◆ **Request**:
Your task is to copy the listing exactly. Drop any pictures from the copy.

((

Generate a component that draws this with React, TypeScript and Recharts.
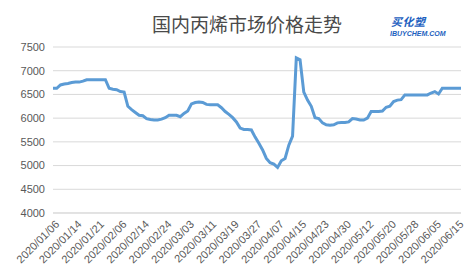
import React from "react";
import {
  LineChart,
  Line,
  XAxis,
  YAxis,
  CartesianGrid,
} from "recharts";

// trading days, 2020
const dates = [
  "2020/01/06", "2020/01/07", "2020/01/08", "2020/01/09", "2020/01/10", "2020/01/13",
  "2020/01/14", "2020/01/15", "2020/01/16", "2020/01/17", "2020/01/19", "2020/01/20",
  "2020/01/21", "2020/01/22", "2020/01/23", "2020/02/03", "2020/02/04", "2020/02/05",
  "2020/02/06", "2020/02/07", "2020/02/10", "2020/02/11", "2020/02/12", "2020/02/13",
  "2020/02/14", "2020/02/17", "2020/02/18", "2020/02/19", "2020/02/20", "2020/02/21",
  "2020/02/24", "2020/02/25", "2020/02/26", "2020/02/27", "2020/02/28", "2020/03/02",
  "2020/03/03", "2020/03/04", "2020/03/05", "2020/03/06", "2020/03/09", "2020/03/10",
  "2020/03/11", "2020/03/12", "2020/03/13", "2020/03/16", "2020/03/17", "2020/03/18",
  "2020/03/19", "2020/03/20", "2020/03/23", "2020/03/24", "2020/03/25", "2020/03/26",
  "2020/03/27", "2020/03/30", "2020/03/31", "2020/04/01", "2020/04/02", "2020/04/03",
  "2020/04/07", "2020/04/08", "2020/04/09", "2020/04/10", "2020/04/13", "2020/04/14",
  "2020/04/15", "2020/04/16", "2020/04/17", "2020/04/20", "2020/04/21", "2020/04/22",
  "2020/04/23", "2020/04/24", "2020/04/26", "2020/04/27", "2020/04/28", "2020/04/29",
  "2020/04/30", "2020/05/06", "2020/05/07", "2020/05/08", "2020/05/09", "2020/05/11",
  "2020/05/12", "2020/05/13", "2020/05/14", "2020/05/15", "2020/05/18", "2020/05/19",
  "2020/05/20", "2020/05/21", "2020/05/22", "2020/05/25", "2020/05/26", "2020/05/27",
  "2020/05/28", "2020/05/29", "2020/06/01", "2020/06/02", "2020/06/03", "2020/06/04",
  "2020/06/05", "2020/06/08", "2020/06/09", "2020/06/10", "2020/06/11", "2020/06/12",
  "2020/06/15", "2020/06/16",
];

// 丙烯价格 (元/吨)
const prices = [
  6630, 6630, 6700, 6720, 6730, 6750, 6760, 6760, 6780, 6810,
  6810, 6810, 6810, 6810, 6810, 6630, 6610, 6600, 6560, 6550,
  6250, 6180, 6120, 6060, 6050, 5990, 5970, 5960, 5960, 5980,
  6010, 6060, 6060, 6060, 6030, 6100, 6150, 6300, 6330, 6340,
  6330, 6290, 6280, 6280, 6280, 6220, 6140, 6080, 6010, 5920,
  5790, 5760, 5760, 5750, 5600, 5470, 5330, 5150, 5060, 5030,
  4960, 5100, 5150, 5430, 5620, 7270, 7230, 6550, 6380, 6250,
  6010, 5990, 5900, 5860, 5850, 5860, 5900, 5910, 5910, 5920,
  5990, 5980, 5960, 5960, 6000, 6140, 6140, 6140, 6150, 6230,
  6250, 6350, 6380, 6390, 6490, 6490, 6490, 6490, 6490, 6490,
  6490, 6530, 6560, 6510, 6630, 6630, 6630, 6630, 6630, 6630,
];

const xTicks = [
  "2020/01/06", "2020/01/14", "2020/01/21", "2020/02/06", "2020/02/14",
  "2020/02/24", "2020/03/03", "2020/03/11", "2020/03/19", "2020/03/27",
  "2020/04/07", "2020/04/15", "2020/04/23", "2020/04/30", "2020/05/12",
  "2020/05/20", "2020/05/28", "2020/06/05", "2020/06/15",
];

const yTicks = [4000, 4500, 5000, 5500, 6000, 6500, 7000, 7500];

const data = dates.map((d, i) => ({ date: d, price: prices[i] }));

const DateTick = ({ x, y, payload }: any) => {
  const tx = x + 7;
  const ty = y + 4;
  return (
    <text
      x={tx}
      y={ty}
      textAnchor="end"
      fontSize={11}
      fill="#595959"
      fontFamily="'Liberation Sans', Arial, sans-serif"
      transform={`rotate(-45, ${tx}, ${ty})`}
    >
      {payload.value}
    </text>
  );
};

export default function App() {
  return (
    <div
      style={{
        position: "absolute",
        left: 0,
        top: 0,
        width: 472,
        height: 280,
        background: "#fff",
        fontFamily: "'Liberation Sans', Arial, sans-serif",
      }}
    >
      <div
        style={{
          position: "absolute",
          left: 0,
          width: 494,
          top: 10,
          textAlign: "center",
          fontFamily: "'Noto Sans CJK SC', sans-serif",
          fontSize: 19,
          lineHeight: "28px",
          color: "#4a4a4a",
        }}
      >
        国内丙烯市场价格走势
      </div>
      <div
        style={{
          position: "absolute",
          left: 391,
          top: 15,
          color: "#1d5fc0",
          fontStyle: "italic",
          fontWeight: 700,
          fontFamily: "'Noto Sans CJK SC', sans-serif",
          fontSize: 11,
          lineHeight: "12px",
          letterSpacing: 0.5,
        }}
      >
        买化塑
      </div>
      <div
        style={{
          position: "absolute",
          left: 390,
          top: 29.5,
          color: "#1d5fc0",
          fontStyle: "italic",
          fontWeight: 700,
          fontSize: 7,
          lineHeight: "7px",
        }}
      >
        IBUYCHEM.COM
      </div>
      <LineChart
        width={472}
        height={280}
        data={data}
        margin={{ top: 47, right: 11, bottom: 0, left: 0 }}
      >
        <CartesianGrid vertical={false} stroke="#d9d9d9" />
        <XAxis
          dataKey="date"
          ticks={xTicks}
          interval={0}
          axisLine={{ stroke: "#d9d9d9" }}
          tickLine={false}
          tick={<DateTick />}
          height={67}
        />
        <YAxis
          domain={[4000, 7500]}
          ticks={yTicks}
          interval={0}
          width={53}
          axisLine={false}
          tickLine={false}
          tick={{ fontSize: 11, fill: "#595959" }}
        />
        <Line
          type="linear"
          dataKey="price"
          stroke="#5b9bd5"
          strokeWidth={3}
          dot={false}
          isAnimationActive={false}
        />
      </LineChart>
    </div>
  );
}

))

◆ **Exercise response**:
Generate a component that draws this with React, TypeScript and Recharts.
import React from "react";
import {
  LineChart,
  Line,
  XAxis,
  YAxis,
  CartesianGrid,
} from "recharts";

// trading days, 2020
const dates = [
  "2020/01/06", "2020/01/07", "2020/01/08", "2020/01/09", "2020/01/10", "2020/01/13",
  "2020/01/14", "2020/01/15", "2020/01/16", "2020/01/17", "2020/01/19", "2020/01/20",
  "2020/01/21", "2020/01/22", "2020/01/23", "2020/02/03", "2020/02/04", "2020/02/05",
  "2020/02/06", "2020/02/07", "2020/02/10", "2020/02/11", "2020/02/12", "2020/02/13",
  "2020/02/14", "2020/02/17", "2020/02/18", "2020/02/19", "2020/02/20", "2020/02/21",
  "2020/02/24", "2020/02/25", "2020/02/26", "2020/02/27", "2020/02/28", "2020/03/02",
  "2020/03/03", "2020/03/04", "2020/03/05", "2020/03/06", "2020/03/09", "2020/03/10",
  "2020/03/11", "2020/03/12", "2020/03/13", "2020/03/16", "2020/03/17", "2020/03/18",
  "2020/03/19", "2020/03/20", "2020/03/23", "2020/03/24", "2020/03/25", "2020/03/26",
  "2020/03/27", "2020/03/30", "2020/03/31", "2020/04/01", "2020/04/02", "2020/04/03",
  "2020/04/07", "2020/04/08", "2020/04/09", "2020/04/10", "2020/04/13", "2020/04/14",
  "2020/04/15", "2020/04/16", "2020/04/17", "2020/04/20", "2020/04/21", "2020/04/22",
  "2020/04/23", "2020/04/24", "2020/04/26", "2020/04/27", "2020/04/28", "2020/04/29",
  "2020/04/30", "2020/05/06", "2020/05/07", "2020/05/08", "2020/05/09", "2020/05/11",
  "2020/05/12", "2020/05/13", "2020/05/14", "2020/05/15", "2020/05/18", "2020/05/19",
  "2020/05/20", "2020/05/21", "2020/05/22", "2020/05/25", "2020/05/26", "2020/05/27",
  "2020/05/28", "2020/05/29", "2020/06/01", "2020/06/02", "2020/06/03", "2020/06/04",
  "2020/06/05", "2020/06/08", "2020/06/09", "2020/06/10", "2020/06/11", "2020/06/12",
  "2020/06/15", "2020/06/16",
];

// 丙烯价格 (元/吨)
const prices = [
  6630, 6630, 6700, 6720, 6730, 6750, 6760, 6760, 6780, 6810,
  6810, 6810, 6810, 6810, 6810, 6630, 6610, 6600, 6560, 6550,
  6250, 6180, 6120, 6060, 6050, 5990, 5970, 5960, 5960, 5980,
  6010, 6060, 6060, 6060, 6030, 6100, 6150, 6300, 6330, 6340,
  6330, 6290, 6280, 6280, 6280, 6220, 6140, 6080, 6010, 5920,
  5790, 5760, 5760, 5750, 5600, 5470, 5330, 5150, 5060, 5030,
  4960, 5100, 5150, 5430, 5620, 7270, 7230, 6550, 6380, 6250,
  6010, 5990, 5900, 5860, 5850, 5860, 5900, 5910, 5910, 5920,
  5990, 5980, 5960, 5960, 6000, 6140, 6140, 6140, 6150, 6230,
  6250, 6350, 6380, 6390, 6490, 6490, 6490, 6490, 6490, 6490,
  6490, 6530, 6560, 6510, 6630, 6630, 6630, 6630, 6630, 6630,
];

const xTicks = [
  "2020/01/06", "2020/01/14", "2020/01/21", "2020/02/06", "2020/02/14",
  "2020/02/24", "2020/03/03", "2020/03/11", "2020/03/19", "2020/03/27",
  "2020/04/07", "2020/04/15", "2020/04/23", "2020/04/30", "2020/05/12",
  "2020/05/20", "2020/05/28", "2020/06/05", "2020/06/15",
];

const yTicks = [4000, 4500, 5000, 5500, 6000, 6500, 7000, 7500];

const data = dates.map((d, i) => ({ date: d, price: prices[i] }));

const DateTick = ({ x, y, payload }: any) => {
  const tx = x + 7;
  const ty = y + 4;
  return (
    <text
      x={tx}
      y={ty}
      textAnchor="end"
      fontSize={11}
      fill="#595959"
      fontFamily="'Liberation Sans', Arial, sans-serif"
      transform={`rotate(-45, ${tx}, ${ty})`}
    >
      {payload.value}
    </text>
  );
};

export default function App() {
  return (
    <div
      style={{
        position: "absolute",
        left: 0,
        top: 0,
        width: 472,
        height: 280,
        background: "#fff",
        fontFamily: "'Liberation Sans', Arial, sans-serif",
      }}
    >
      <div
        style={{
          position: "absolute",
          left: 0,
          width: 494,
          top: 10,
          textAlign: "center",
          fontFamily: "'Noto Sans CJK SC', sans-serif",
          fontSize: 19,
          lineHeight: "28px",
          color: "#4a4a4a",
        }}
      >
        国内丙烯市场价格走势
      </div>
      <div
        style={{
          position: "absolute",
          left: 391,
          top: 15,
          color: "#1d5fc0",
          fontStyle: "italic",
          fontWeight: 700,
          fontFamily: "'Noto Sans CJK SC', sans-serif",
          fontSize: 11,
          lineHeight: "12px",
          letterSpacing: 0.5,
        }}
      >
        买化塑
      </div>
      <div
        style={{
          position: "absolute",
          left: 390,
          top: 29.5,
          color: "#1d5fc0",
          fontStyle: "italic",
          fontWeight: 700,
          fontSize: 7,
          lineHeight: "7px",
        }}
      >
        IBUYCHEM.COM
      </div>
      <LineChart
        width={472}
        height={280}
        data={data}
        margin={{ top: 47, right: 11, bottom: 0, left: 0 }}
      >
        <CartesianGrid vertical={false} stroke="#d9d9d9" />
        <XAxis
          dataKey="date"
          ticks={xTicks}
          interval={0}
          axisLine={{ stroke: "#d9d9d9" }}
          tickLine={false}
          tick={<DateTick />}
          height={67}
        />
        <YAxis
          domain={[4000, 7500]}
          ticks={yTicks}
          interval={0}
          width={53}
          axisLine={false}
          tickLine={false}
          tick={{ fontSize: 11, fill: "#595959" }}
        />
        <Line
          type="linear"
          dataKey="price"
          stroke="#5b9bd5"
          strokeWidth={3}
          dot={false}
          isAnimationActive={false}
        />
      </LineChart>
    </div>
  );
}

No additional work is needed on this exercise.